Events reinforce dangers of smoking
House Editorial
Starting as early as elementary school, students are taught that
smoking is bad. They learn smoking kills, smoking gives you bad
breath, smoking makes your teeth turn yellow, smoking is not cool.
This education continues through middle school and into high school.
Yet as the years pass, more and more children and teens become smokers
despite the warnings.
Somewhere along the line, smoking becomes an intriguing and exciting
activity. Popular culture often shows smoking as being harmless
and prevalent, and its influences reach a new, impressionable generation.
And while sometime clichéd, peer pressure begins to take
hold, and suddenly smoking becomes the "in" thing to do.
At JMU, 26 percent of students smoke cigarettes, according to the
2001 Continuing Student Survey results. This means approximately
one in four people smoke, knowing full well that they are adversely
affecting their health. What in the world would motivate such a
large number of people to do this?
The survey indicated that 9 percent of smokers smoke less than
one cigarette a day. These people most likely are "social smokers"
individuals who smoke very little, if at all, during the
week but will smoke when they hit the town on the weekends. This
phenomenon includes the ever-popular concept of "smoking while
drinking."
While this practice seems harmless at first glance, it often can
lead to more extensive cigarette use and a habit that is more difficult
to break.
Some college students already have gone full circle, having smoked
since their early teen years, and are ready to try to break the
habit. Often, these people are met with a challenge because a smoking
addiction is both physical and mental. The temptation to smoke while
at a party, between classes or when the stress of school gets too
much to handle all can trigger a swift reversal to the days of smoking.

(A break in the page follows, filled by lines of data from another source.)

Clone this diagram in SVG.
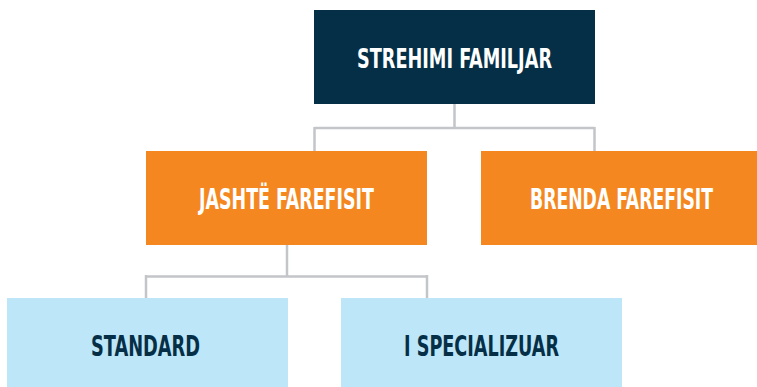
<svg xmlns="http://www.w3.org/2000/svg" width="757" height="387" viewBox="0 0 757 387">
<style>
.t{font-family:"DejaVu Sans Condensed","DejaVu Sans",sans-serif;font-weight:bold;font-stretch:condensed}
.w{fill:#ffffff}
.d{fill:#052f47}
.c{fill:none;stroke:#c4c5c9;stroke-width:2.5}
</style>
<rect width="757" height="387" fill="#ffffff"/>
<g id="connectors">
<path class="c" d="M454.5 104V128M314.5 128H594.5M314.5 127V151M594.5 127V151"/>
<path class="c" d="M287 245V276.5M146 276.5H427M146 275V298M427 275V298"/>
</g>
<g id="strehimi-familjar">
<rect x="314" y="10" width="281" height="94" fill="#052f47"/>
<text class="t w" x="357" y="68" font-size="27" textLength="195" lengthAdjust="spacingAndGlyphs">STREHIMI FAMILJAR</text>
</g>
<g id="jashte-farefisit">
<rect x="146" y="151" width="281" height="94" fill="#f58720"/>
<text class="t w" x="199" y="209" font-size="28" textLength="175" lengthAdjust="spacingAndGlyphs">JASHTË FAREFISIT</text>
</g>
<g id="brenda-farefisit">
<rect x="481" y="151" width="276" height="94" fill="#f58720"/>
<text class="t w" x="530" y="209" font-size="28" textLength="183" lengthAdjust="spacingAndGlyphs">BRENDA FAREFISIT</text>
</g>
<g id="standard">
<rect x="7" y="298" width="281" height="89" fill="#bde6f8"/>
<text class="t d" x="91" y="356" font-size="29" textLength="109" lengthAdjust="spacingAndGlyphs">STANDARD</text>
</g>
<g id="i-specializuar">
<rect x="341" y="298" width="281" height="89" fill="#bde6f8"/>
<text class="t d" x="404" y="356" font-size="29" textLength="155" lengthAdjust="spacingAndGlyphs">I SPECIALIZUAR</text>
</g>
</svg>
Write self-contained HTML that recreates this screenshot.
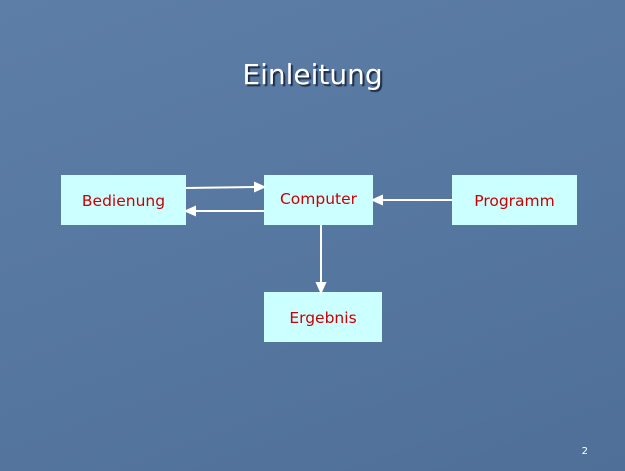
<!DOCTYPE html>
<html><head><style>
body{margin:0;width:625px;height:471px;overflow:hidden;background:linear-gradient(160deg,#5d7ea6 0%,#5677a0 50%,#4f6f98 100%);font-family:"DejaVu Sans","Liberation Sans",sans-serif;position:relative}
.t{position:absolute;left:0;width:625px;top:58px;text-align:center;color:#fff;font-size:28px;text-shadow:2px 2px 1px #1c2c44}
.b{position:absolute;background:#ccffff;color:#cc0000;font-size:15.5px;display:flex;align-items:center;justify-content:center;box-sizing:border-box}
.n{position:absolute;right:37px;top:446px;color:#fff;font-size:10px}
</style></head><body>
<div class="t">Einleitung</div>
<div class="b" style="left:61px;top:175px;width:125px;height:50px;padding-top:2px">Bedienung</div>
<div class="b" style="left:264px;top:175px;width:109px;height:50px;padding-bottom:2px">Computer</div>
<div class="b" style="left:452px;top:175px;width:125px;height:50px;padding-top:2px">Programm</div>
<div class="b" style="left:264px;top:292px;width:118px;height:50px;padding-top:2px">Ergebnis</div>
<svg width="625" height="471" style="position:absolute;left:0;top:0">
<g stroke="#fff" stroke-width="2" fill="#fff">
<line x1="186" y1="188" x2="256" y2="187"/><polygon points="264,187 255,183 255,191"/>
<line x1="264" y1="211" x2="194" y2="211"/><polygon points="186,211 195,207 195,215"/>
<line x1="452" y1="200" x2="381" y2="200"/><polygon points="373,200 382,196 382,204"/>
<line x1="321" y1="225" x2="321" y2="284"/><polygon points="321,292 317,283 325,283"/>
</g></svg>
<div class="n">2</div>
</body></html>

Aside from the usual banter about the ill-effects of smoking on
one's health, this year has brought new awareness to the potential
dangers of smoking. Two serious apartment fires this school year
were caused by cigarettes that didn't quite go out when tossed.

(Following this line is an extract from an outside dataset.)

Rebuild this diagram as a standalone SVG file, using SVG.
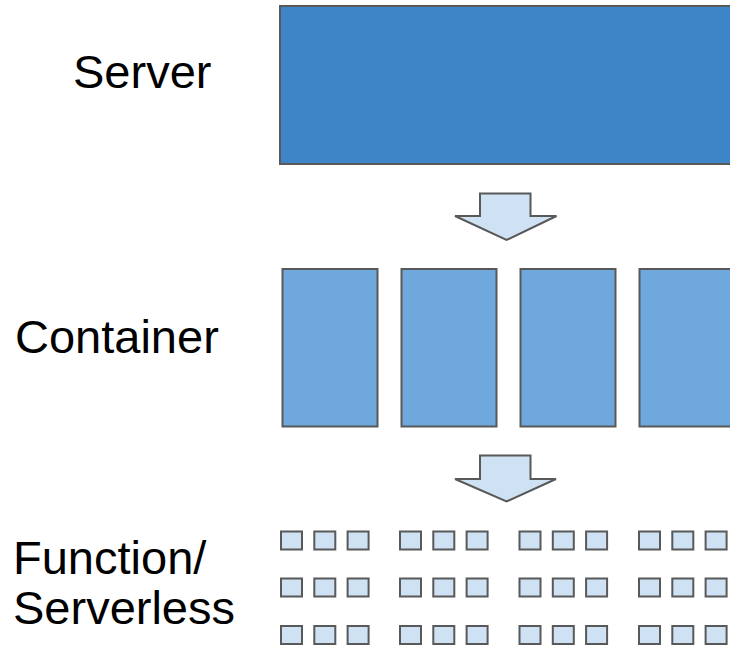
<svg xmlns="http://www.w3.org/2000/svg" width="730" height="645" viewBox="0 0 730 645">
<defs>
<style>
.lbl{font-family:"Liberation Sans",Arial,sans-serif;font-size:47px;fill:#000}
.srv{fill:#3d85c6;stroke:#595959;stroke-width:2}
.ctr{fill:#6fa8dc;stroke:#595959;stroke-width:2}
.fn{fill:#cfe2f3;stroke:#595959;stroke-width:2}
.arr{fill:#cfe2f3;stroke:#595959;stroke-width:2;stroke-linejoin:miter}
</style>
<rect id="sq" class="fn" width="21" height="18"/>
<g id="trio">
<use href="#sq" x="0"/>
<use href="#sq" x="33.3"/>
<use href="#sq" x="66.6"/>
</g>
<g id="row">
<use href="#trio" x="0"/>
<use href="#trio" x="119"/>
<use href="#trio" x="238.5"/>
<use href="#trio" x="358"/>
</g>
</defs>
<rect width="730" height="645" fill="#fff"/>
<g id="labels">
<text class="lbl" x="73" y="88">Server</text>
<text class="lbl" x="15" y="353">Container</text>
<text class="lbl" x="13" y="574">Function/</text>
<text class="lbl" x="13" y="624">Serverless</text>
</g>
<g id="server">
<rect class="srv" x="280" y="6" width="460" height="158"/>
</g>
<g id="containers">
<rect class="ctr" x="282.5" y="269" width="95" height="157.5"/>
<rect class="ctr" x="401.5" y="269" width="95" height="157.5"/>
<rect class="ctr" x="520.5" y="269" width="95" height="157.5"/>
<rect class="ctr" x="639.5" y="269" width="100" height="157.5"/>
</g>
<g id="functions">
<use href="#row" x="281" y="531.5"/>
<use href="#row" x="281" y="578.5"/>
<use href="#row" x="281" y="626"/>
</g>
<g id="connectors">
<polygon class="arr" points="480,193.5 530.5,193.5 530.5,216 556.5,216 506.5,240 455,216 480,216"/>
<polygon class="arr" points="480,455.5 530.5,455.5 530.5,479 556,479 506.5,501.5 455,479 480,479"/>
</g>
</svg>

The Nov. 10 fire in the Commons left 48 students without a home,
caused between $500,000 and $750,000 in damage, resulting in the
renovation and reconstruction of the building.
In the Nov. 15 issue of The Breeze, Harrisonburg Fire Chief Larry
Shifflett said the most logical explanation for the fire was a cigarette
or other smoking material.
The situation that occurred Jan. 20 in Ashby Crossing also seems
to be the result of supposedly extinguished cigarettes. While the
cigarettes at fault reportedly were put out in an old flowerpot
in an effort to comply with Ashby management's hope
that students not throw cigarette butts off balconies a fire
still began.
Of course, these are two cigarettes among the countless that are
lit and then extinguished every day, but doesn't it go to show
that an addictive product that can kill, cause bad breath and yellow
teeth, stain fingers and start fires is just a bad idea?